DATASET SECTION:

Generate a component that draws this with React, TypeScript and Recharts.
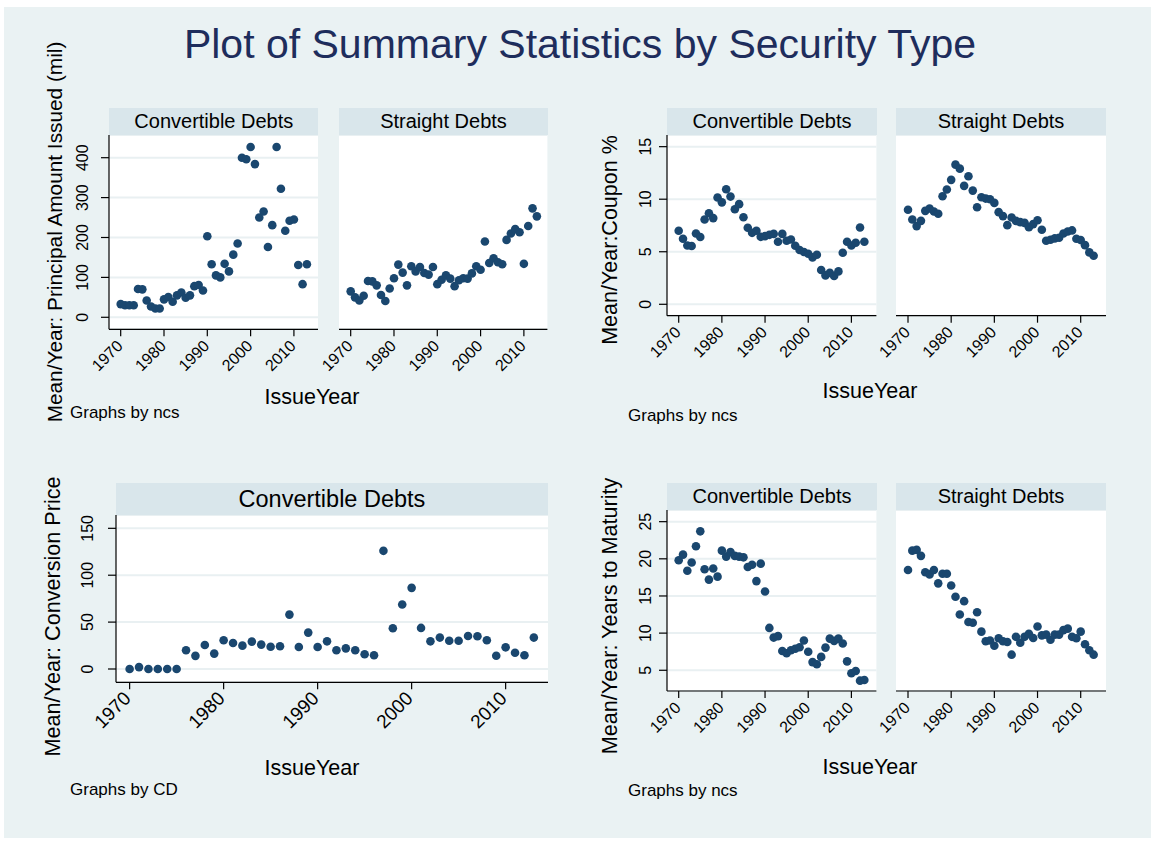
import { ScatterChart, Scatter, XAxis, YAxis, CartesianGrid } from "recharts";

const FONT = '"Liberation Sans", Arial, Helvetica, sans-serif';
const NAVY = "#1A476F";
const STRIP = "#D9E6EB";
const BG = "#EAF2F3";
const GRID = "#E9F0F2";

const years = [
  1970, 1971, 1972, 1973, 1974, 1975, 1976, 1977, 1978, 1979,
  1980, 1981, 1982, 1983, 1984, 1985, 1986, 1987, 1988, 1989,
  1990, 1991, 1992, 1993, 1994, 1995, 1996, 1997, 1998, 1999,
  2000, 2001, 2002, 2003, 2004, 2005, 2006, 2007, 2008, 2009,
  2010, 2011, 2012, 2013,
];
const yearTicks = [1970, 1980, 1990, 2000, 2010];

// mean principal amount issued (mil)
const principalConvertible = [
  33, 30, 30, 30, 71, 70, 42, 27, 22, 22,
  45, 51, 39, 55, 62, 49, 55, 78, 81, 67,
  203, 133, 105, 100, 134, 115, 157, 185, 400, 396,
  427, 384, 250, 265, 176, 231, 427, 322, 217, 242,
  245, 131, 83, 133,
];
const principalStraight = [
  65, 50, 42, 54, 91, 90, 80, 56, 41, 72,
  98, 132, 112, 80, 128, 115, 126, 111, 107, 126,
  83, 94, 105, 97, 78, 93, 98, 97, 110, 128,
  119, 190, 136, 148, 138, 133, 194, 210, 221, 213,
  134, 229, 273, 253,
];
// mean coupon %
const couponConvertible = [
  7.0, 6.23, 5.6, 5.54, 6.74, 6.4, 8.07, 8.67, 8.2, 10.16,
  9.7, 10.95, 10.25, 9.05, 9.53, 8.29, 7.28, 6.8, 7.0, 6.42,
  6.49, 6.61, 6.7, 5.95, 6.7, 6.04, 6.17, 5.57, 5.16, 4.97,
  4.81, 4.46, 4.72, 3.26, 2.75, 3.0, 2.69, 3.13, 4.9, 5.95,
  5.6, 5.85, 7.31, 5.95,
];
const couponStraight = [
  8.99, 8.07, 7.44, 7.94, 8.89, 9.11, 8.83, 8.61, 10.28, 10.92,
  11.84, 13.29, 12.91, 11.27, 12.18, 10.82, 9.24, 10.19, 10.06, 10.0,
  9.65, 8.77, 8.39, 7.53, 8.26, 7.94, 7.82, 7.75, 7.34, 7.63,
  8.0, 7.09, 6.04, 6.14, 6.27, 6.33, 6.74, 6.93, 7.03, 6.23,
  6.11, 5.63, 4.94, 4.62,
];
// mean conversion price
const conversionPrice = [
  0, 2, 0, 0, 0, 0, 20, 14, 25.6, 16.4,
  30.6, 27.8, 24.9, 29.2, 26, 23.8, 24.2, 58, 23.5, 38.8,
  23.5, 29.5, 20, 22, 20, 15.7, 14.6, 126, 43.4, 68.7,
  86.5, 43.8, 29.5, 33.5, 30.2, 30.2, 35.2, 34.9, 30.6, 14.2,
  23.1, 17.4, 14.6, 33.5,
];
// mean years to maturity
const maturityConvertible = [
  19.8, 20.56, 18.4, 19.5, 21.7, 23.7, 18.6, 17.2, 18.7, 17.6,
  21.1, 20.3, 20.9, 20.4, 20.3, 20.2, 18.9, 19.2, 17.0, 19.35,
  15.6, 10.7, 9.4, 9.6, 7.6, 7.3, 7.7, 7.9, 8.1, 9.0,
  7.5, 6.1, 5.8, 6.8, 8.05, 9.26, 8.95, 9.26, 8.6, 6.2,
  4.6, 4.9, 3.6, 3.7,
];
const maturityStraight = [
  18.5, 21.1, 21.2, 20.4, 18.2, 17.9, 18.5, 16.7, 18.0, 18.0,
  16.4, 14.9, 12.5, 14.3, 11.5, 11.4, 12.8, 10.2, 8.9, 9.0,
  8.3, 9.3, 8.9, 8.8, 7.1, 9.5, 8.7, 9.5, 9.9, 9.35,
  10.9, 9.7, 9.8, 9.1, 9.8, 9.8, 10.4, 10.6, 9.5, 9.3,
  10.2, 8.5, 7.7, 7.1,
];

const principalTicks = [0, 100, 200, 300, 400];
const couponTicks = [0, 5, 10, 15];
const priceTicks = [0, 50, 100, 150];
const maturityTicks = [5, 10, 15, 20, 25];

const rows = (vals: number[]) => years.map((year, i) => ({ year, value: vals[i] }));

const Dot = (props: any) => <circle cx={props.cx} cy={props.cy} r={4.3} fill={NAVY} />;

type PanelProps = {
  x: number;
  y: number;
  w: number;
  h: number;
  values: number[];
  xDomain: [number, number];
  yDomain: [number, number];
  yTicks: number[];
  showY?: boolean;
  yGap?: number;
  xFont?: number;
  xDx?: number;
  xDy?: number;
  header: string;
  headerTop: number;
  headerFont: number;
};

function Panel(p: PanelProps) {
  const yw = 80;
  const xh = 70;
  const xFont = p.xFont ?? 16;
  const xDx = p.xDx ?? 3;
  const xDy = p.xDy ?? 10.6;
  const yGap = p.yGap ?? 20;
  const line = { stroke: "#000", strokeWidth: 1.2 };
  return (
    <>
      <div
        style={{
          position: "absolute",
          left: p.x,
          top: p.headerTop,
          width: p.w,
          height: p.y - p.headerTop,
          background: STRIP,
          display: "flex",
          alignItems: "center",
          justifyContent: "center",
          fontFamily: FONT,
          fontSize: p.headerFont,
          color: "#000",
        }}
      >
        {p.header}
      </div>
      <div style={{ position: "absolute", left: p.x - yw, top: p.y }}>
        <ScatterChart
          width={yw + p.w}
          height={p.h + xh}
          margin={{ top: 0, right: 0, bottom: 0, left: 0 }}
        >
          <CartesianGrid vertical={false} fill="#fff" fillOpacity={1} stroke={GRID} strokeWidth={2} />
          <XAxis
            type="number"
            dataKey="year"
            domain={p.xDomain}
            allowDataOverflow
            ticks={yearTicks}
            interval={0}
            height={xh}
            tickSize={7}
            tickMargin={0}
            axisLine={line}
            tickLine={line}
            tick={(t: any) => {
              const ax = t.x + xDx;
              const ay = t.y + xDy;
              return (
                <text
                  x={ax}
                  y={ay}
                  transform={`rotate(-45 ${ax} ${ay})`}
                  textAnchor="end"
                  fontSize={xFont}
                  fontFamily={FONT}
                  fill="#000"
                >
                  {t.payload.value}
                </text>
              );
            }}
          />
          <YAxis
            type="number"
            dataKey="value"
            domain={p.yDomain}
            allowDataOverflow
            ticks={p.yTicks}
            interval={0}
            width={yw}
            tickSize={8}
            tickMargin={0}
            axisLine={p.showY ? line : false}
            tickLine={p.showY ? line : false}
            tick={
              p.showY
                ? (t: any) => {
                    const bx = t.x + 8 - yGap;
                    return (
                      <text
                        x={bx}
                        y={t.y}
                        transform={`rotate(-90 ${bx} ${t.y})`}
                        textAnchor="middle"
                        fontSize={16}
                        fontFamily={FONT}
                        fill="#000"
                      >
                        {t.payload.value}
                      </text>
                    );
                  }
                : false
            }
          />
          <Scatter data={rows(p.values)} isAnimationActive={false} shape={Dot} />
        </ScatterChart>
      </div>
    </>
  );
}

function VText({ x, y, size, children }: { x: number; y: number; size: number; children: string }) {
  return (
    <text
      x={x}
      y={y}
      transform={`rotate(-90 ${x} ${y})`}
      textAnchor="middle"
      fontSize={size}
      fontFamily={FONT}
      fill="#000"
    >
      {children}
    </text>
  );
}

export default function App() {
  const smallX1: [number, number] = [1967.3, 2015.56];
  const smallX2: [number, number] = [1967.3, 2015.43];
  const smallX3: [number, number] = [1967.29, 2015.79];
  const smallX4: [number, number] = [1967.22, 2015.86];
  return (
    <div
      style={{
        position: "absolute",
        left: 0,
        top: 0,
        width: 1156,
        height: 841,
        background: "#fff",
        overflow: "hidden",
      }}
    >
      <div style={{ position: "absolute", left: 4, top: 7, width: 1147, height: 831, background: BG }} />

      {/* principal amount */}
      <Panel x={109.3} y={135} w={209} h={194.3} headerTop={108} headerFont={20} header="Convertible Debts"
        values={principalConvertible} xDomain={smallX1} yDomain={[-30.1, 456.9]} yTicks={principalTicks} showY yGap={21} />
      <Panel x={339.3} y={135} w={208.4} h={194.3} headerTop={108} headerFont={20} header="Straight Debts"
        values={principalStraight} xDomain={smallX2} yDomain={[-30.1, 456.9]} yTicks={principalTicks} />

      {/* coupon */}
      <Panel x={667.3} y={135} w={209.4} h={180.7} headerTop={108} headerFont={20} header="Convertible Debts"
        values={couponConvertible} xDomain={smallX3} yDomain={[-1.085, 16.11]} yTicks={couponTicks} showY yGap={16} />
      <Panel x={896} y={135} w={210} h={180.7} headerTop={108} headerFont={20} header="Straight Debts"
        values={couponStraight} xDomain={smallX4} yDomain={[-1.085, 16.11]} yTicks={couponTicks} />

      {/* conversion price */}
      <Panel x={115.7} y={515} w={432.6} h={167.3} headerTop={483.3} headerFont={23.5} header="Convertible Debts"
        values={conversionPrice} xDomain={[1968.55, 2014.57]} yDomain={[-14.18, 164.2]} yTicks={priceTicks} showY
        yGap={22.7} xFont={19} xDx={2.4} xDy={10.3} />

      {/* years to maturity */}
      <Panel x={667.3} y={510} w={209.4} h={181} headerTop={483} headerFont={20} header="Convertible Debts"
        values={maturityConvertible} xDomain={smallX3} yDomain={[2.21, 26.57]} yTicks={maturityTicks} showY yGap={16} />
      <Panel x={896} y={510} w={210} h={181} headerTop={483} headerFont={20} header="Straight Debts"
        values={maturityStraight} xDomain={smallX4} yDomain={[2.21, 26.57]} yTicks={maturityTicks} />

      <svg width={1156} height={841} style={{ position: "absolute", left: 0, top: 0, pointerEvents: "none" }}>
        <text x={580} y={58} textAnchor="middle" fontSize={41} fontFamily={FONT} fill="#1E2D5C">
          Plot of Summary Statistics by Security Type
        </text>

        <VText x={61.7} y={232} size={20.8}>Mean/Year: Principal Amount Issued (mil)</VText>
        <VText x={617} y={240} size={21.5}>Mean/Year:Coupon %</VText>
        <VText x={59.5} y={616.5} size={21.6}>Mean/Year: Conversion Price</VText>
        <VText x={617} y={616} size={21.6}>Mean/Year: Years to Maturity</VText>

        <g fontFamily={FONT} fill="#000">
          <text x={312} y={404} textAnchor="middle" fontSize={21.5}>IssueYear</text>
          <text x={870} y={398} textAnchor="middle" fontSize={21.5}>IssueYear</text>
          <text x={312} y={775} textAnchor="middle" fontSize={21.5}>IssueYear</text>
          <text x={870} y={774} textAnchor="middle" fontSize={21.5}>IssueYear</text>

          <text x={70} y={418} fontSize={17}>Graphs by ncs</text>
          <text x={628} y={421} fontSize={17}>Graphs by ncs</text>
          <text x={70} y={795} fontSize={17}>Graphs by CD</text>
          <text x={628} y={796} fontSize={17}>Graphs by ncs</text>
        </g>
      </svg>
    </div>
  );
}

TASK REQUIREMENTS: Repeat only what lies between the start of the data and the end of the line containing "XAxis, YAxis, CartesianGrid", exactly, with pictures left out.

RESULT FOR THIS TASK:
Generate a component that draws this with React, TypeScript and Recharts.
import { ScatterChart, Scatter, XAxis, YAxis, CartesianGrid } from "recharts";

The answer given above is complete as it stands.